Blade Runner 2049 REVIEW
Release: OUT NOW!
Director: Denis Villeneuve
Starring: Ryan Gosling, Harrison Ford, Ana de Armas, Sylvia Hoeks, Robin Wright, Lennie James, Dave Bautista, Jared Leto
Why would you make a sequel to one of the greatest movies ever made? How can you expect anything but cries of derision from your audience at an impossible to match cinematic experience? Well, Gaff’s trilby off to everyone involved in this project as they have created the perfect replicant to stand alongside 1982 sci-fi classic Blade Runner.
Chief praise has to go to Ryan Gosling, who gives a performance to rival anything in his already impressive body of work. He carries the film for the most part but his replicant shoulders – no mystery about the lead character this time – are broad enough to take the strain.
Audiences could by now have seen this story one times too many, with Battlestar Galactica’s Cylons and Westworld’s bots tapping the ‘what is life?’ conundrum very successfully, while Ghost in the Shell showed that Hollywood can fail to capture such big ideas. Yet Blade Runner 2049 pushes reality to breaking point (in a way that Philip K Dick’s Electric Dreams has largely failed to achieve so far). Gosling’s ‘K’ – a shortening of his serial number and surely a nod to Dick – lives a synthetic life in every way, returning home to his virtual girlfriend Joi (Ana de Armas) each night. In most films of this nature, she’d be reduced to a narrative tool, and while that’s occasionally true she makes up one half of the tear-inducing love story at the heart of the movie.

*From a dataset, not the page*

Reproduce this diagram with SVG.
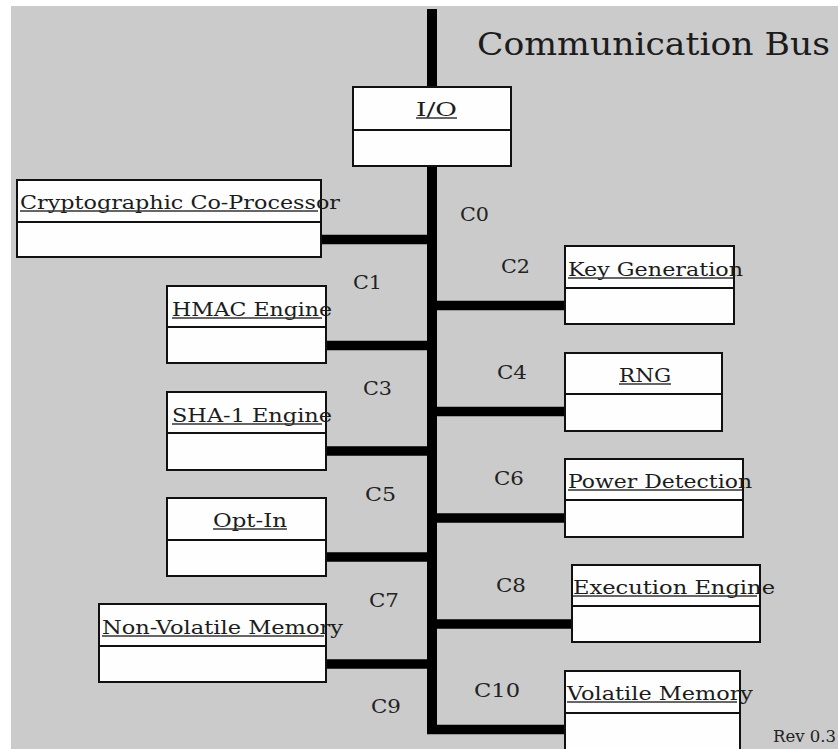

As you might expect, the film is also incredibly well made from a technical point of view. These days that’s a compliment in itself, as so many films end up looking like a £100m design brief in search of a movie. From a birth that reminded us of Disney’s Bambi and the thick ash-like snow recalling a nuclear winter to the enormous rain-sodden shanty cities and the artistic human forms scattered throughout, it’s a pleasure to step back into this grimy, sleazy landscape. We’re not looking forward to San Diego Comic-Con 2049, though!
Blade Runner 2049 is sometimes chatty, sometimes slow, as it drips with layers of ponderings on the nature of existence. And it’s all better for it. Who says they don’t make sequels as good as they original?